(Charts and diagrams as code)
>> START

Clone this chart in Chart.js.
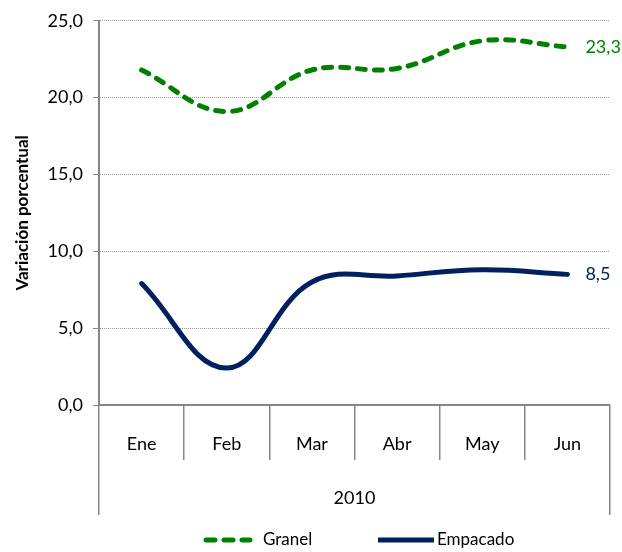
<!DOCTYPE html>
<html>
<head>
<meta charset="utf-8">
<script src="https://cdn.jsdelivr.net/npm/chart.js@4"></script>
<style>
  html, body { margin: 0; padding: 0; background: #fff; }
  #wrap { width: 622px; height: 552px; position: relative; }
</style>
</head>
<body>
<div id="wrap"><canvas id="c"></canvas></div>
<script>
const months = ['Ene', 'Feb', 'Mar', 'Abr', 'May', 'Jun'];
const years = ['2010'];
const granel = [21.8, 19.1, 21.8, 21.9, 23.7, 23.3];
const empacado = [7.9, 2.4, 8.0, 8.4, 8.8, 8.5];
const yTicks = [0, 5, 10, 15, 20, 25];

const GREEN = '#008000';
const NAVY = '#002060';
const AXIS = '#868686';
const FONT = 'Lato, "Open Sans", sans-serif';

const fmt = v => Number(v).toFixed(1).replace('.', ',');

// last value of each series, written just right of the line end
const endLabels = {
    id: 'endLabels',
    afterDatasetsDraw(chart) {
        const ctx = chart.ctx;
        ctx.save();
        ctx.font = '18px ' + FONT;
        ctx.textAlign = 'left';
        ctx.textBaseline = 'middle';
        chart.data.datasets.forEach((ds, i) => {
            const pts = chart.getDatasetMeta(i).data;
            const last = pts[pts.length - 1];
            ctx.fillStyle = ds.borderColor;
            ctx.fillText(fmt(ds.data[ds.data.length - 1]), last.x + 18, last.y);
        });
        ctx.restore();
    }
};

// line-sample legend under the axes
const lineLegend = {
    id: 'lineLegend',
    afterDraw(chart) {
        const ctx = chart.ctx;
        const y = chart.height - 12;
        const slots = [{ x: 203, len: 50, gap: 10 }, { x: 378, len: 56, gap: 3 }];
        ctx.save();
        ctx.font = '17px ' + FONT;
        ctx.textBaseline = 'middle';
        chart.data.datasets.forEach((ds, i) => {
            const s = slots[i];
            const dashed = !!ds.borderDash;
            ctx.strokeStyle = ds.borderColor;
            ctx.lineWidth = 5;
            ctx.lineCap = dashed ? 'round' : 'butt';
            ctx.setLineDash(dashed ? [9, 9] : []);
            ctx.beginPath();
            ctx.moveTo(s.x + (dashed ? 3 : 0), y);
            ctx.lineTo(s.x + s.len - (dashed ? 3 : 0), y);
            ctx.stroke();
            ctx.fillStyle = '#000';
            ctx.fillText(ds.label, s.x + s.len + s.gap, y);
        });
        ctx.restore();
    }
};

new Chart(document.getElementById('c'), {
    type: 'line',
    data: {
        labels: months,
        datasets: [{
            label: 'Granel',
            data: granel,
            borderColor: GREEN,
            backgroundColor: GREEN,
            borderWidth: 5,
            borderDash: [8, 9],
            borderCapStyle: 'round',
            tension: 0.4,
            pointRadius: 0,
            fill: false
        }, {
            label: 'Empacado',
            data: empacado,
            borderColor: NAVY,
            backgroundColor: NAVY,
            borderWidth: 5,
            borderCapStyle: 'round',
            tension: 0.4,
            pointRadius: 0,
            fill: false
        }]
    },
    options: {
        responsive: true,
        maintainAspectRatio: false,
        animation: false,
        layout: { padding: { top: 20, right: 12, left: 0, bottom: 37 } },
        plugins: {
            legend: { display: false },
            tooltip: { enabled: false }
        },
        scales: {
            x: {
                type: 'category',
                labels: months,
                position: 'bottom',
                offset: true,
                afterFit(axis) { axis.height = 55; },
                grid: {
                    offset: true,
                    drawOnChartArea: false,
                    color: AXIS,
                    tickLength: 55,
                    lineWidth: 1.5
                },
                border: { display: true, color: AXIS, width: 2 },
                ticks: {
                    color: '#000',
                    padding: -27,
                    font: { family: FONT, size: 18 }
                }
            },
            x2: {
                type: 'category',
                labels: years,
                position: 'bottom',
                offset: true,
                afterFit(axis) { axis.height = 55; },
                grid: {
                    offset: true,
                    drawOnChartArea: false,
                    color: AXIS,
                    tickLength: 55,
                    lineWidth: 1.5
                },
                border: { display: false },
                ticks: {
                    color: '#000',
                    padding: -28,
                    font: { family: FONT, size: 18 }
                }
            },
            y: {
                min: 0,
                max: 25,
                afterBuildTicks(axis) {
                    axis.ticks = yTicks.map(v => ({ value: v }));
                },
                afterFit(axis) { axis.width = 99; },
                grid: {
                    color: '#9a9a9a',
                    tickColor: AXIS,
                    tickLength: 6,
                    tickBorderDash: [],
                    lineWidth: 1
                },
                border: { display: true, color: AXIS, width: 2, dash: [1, 1] },
                ticks: {
                    color: '#000',
                    padding: 10,
                    font: { family: FONT, size: 18 },
                    callback: v => fmt(v)
                },
                title: {
                    display: true,
                    text: 'Variación porcentual',
                    color: '#000',
                    font: { family: FONT, size: 17, weight: 'bold' },
                    padding: { top: 12, bottom: 0 }
                }
            }
        }
    },
    plugins: [endLabels, lineLegend]
});
</script>
</body>
</html>
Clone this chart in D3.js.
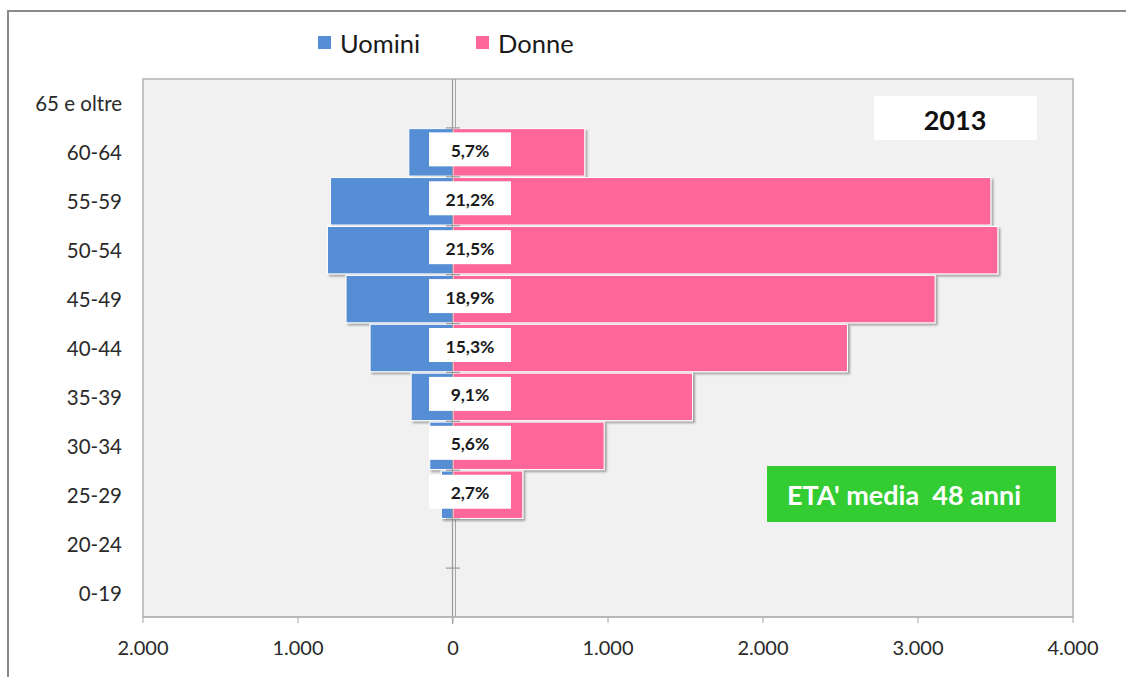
<!DOCTYPE html>
<html><head><meta charset="utf-8">
<script src="https://cdn.jsdelivr.net/npm/d3@7"></script>
<style>
html,body{margin:0;background:#fff;overflow:hidden;}
svg{display:block;font-family:Lato,"Open Sans",sans-serif;}
</style>
</head><body>
<svg id="c" width="1126" height="677"></svg>
<script>
// ---- data ----
const categories = ["0-19","20-24","25-29","30-34","35-39","40-44","45-49","50-54","55-59","60-64","65 e oltre"];
const uomini = [0,0,75,150,270,535,690,810,790,285,0];
const donne  = [0,0,450,975,1545,2545,3110,3515,3470,850,0];
const percent = ["","","2,7%","5,6%","9,1%","15,3%","18,9%","21,5%","21,2%","5,7%",""];
const xTicks = [-2000,-1000,0,1000,2000,3000,4000];
const seriesNames = ["Uomini","Donne"];
const seriesColors = ["#558ED5","#FF6699"];
const yearLabel = "2013";
const noteLabel = "ETA' media  48 anni";

const svg = d3.select("#c");
const L = 143, R = 1073, T = 79, B = 617;
const x = d3.scaleLinear().domain([-2000,4000]).range([L,R]);
const y = d3.scaleBand().domain(categories.slice().reverse()).range([T,B]).paddingInner(0.03).paddingOuter(0.015);
const step = y.step();
const cy = c => y(c) + y.bandwidth()/2;
const x0 = x(0);

const loc = d3.formatLocale({decimal:",",thousands:".",grouping:[3],currency:["","€"]});
const fmt = loc.format(",");

// filter
const defs = svg.append("defs");
const f = defs.append("filter").attr("id","sh").attr("x","-10%").attr("y","-20%").attr("width","130%").attr("height","150%");
f.append("feDropShadow").attr("dx",2).attr("dy",2).attr("stdDeviation",1.2).attr("flood-color","#000").attr("flood-opacity",0.35);

// outer frame (left and top edges visible)
svg.append("path").attr("d","M8,677V11H1126").attr("fill","none").attr("stroke","#8a8a8a").attr("stroke-width",2);

// plot area
svg.append("rect").attr("x",L).attr("y",T).attr("width",R-L).attr("height",B-T)
  .attr("fill","#F1F1F1").attr("stroke","#b3b3b3").attr("stroke-width",1.5);

// back zero line
svg.append("line").attr("x1",x0+2.5).attr("x2",x0+2.5).attr("y1",T).attr("y2",B)
  .attr("stroke","#a6a6a6").attr("stroke-width",1);

const data = categories.map((c,i)=>({c, u:uomini[i], d:donne[i], p:percent[i]}));

// bars
const g = svg.append("g").attr("filter","url(#sh)");
g.selectAll("rect.u").data(data.filter(d=>d.u>0)).join("rect")
  .attr("x",d=>x(-d.u)).attr("width",d=>x0-x(-d.u))
  .attr("y",d=>y(d.c)).attr("height",y.bandwidth())
  .attr("fill",seriesColors[0]).attr("stroke","#fff").attr("stroke-width",1);
g.selectAll("rect.d").data(data.filter(d=>d.d>0)).join("rect")
  .attr("x",x0).attr("width",d=>x(d.d)-x0)
  .attr("y",d=>y(d.c)).attr("height",y.bandwidth())
  .attr("fill",seriesColors[1]).attr("stroke","#fff").attr("stroke-width",1);

// category axis at zero
svg.append("line").attr("x1",x0-0.5).attr("x2",x0-0.5).attr("y1",T).attr("y2",B+7)
  .attr("stroke","#9a9a9a").attr("stroke-width",1.2);
const bounds = d3.range(1, categories.length).map(i=>T+i*step);
svg.selectAll("line.ct").data(bounds).join("line")
  .attr("x1",x0-7).attr("x2",x0+7).attr("y1",d=>d).attr("y2",d=>d)
  .attr("stroke","#9a9a9a").attr("stroke-width",1.2);

// labels
const lab = svg.append("g");
data.filter(d=>d.p).forEach(d=>{
  const yc = cy(d.c) - 3;
  lab.append("rect").attr("x",x0-24).attr("y",yc-17).attr("width",82).attr("height",34).attr("fill","#fff");
  lab.append("text").attr("x",x0+17).attr("y",yc+1).attr("text-anchor","middle").attr("dominant-baseline","central")
    .attr("font-weight","bold").attr("font-size",17.5).attr("fill","#1a1a1a").text(d.p);
});

// x axis
svg.append("line").attr("x1",L).attr("x2",R).attr("y1",B).attr("y2",B).attr("stroke","#b3b3b3").attr("stroke-width",1.5);
svg.selectAll("line.xt").data(xTicks).join("line")
  .attr("x1",d=>x(d)).attr("x2",d=>x(d)).attr("y1",B).attr("y2",B+6)
  .attr("stroke","#b3b3b3").attr("stroke-width",1.2);
svg.selectAll("text.xl").data(xTicks).join("text")
  .attr("x",d=>x(d)).attr("y",647).attr("text-anchor","middle").attr("dominant-baseline","central")
  .attr("font-size",20).attr("fill","#2a2a2a").text(d=>fmt(Math.abs(d)));

// y labels
svg.selectAll("text.yl").data(categories).join("text")
  .attr("x",122).attr("y",d=>cy(d)).attr("text-anchor","end").attr("dominant-baseline","central")
  .attr("font-size",20.5).attr("fill","#2a2a2a").text(d=>d);

// legend
const legX = [318, 476];
seriesNames.forEach((n,i)=>{
  svg.append("rect").attr("x",legX[i]).attr("y",36).attr("width",13).attr("height",13).attr("fill",seriesColors[i]);
  svg.append("text").attr("x",legX[i]+22).attr("y",43).attr("dominant-baseline","central")
    .attr("font-size",25.5).attr("fill","#1a1a1a").text(n);
});

// year box
svg.append("rect").attr("x",874).attr("y",96).attr("width",163).attr("height",44).attr("fill","#fff");
svg.append("text").attr("x",955).attr("y",119).attr("text-anchor","middle").attr("dominant-baseline","central")
  .attr("font-weight","bold").attr("font-size",27).attr("fill","#111").text(yearLabel);

// note box
svg.append("rect").attr("x",767).attr("y",466).attr("width",289).attr("height",56).attr("fill","#33CC33");
svg.append("text").attr("x",787).attr("y",494).attr("dominant-baseline","central")
  .attr("font-weight","bold").attr("font-size",27).attr("fill","#fff").style("white-space","pre").text(noteLabel);
</script>
</body></html>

>> END

DIRECTIONS → In the listing above, find each line with the word "Clone" and copy it.

REPLY TO THE EXERCISE →
Clone this chart in Chart.js.
Clone this chart in D3.js.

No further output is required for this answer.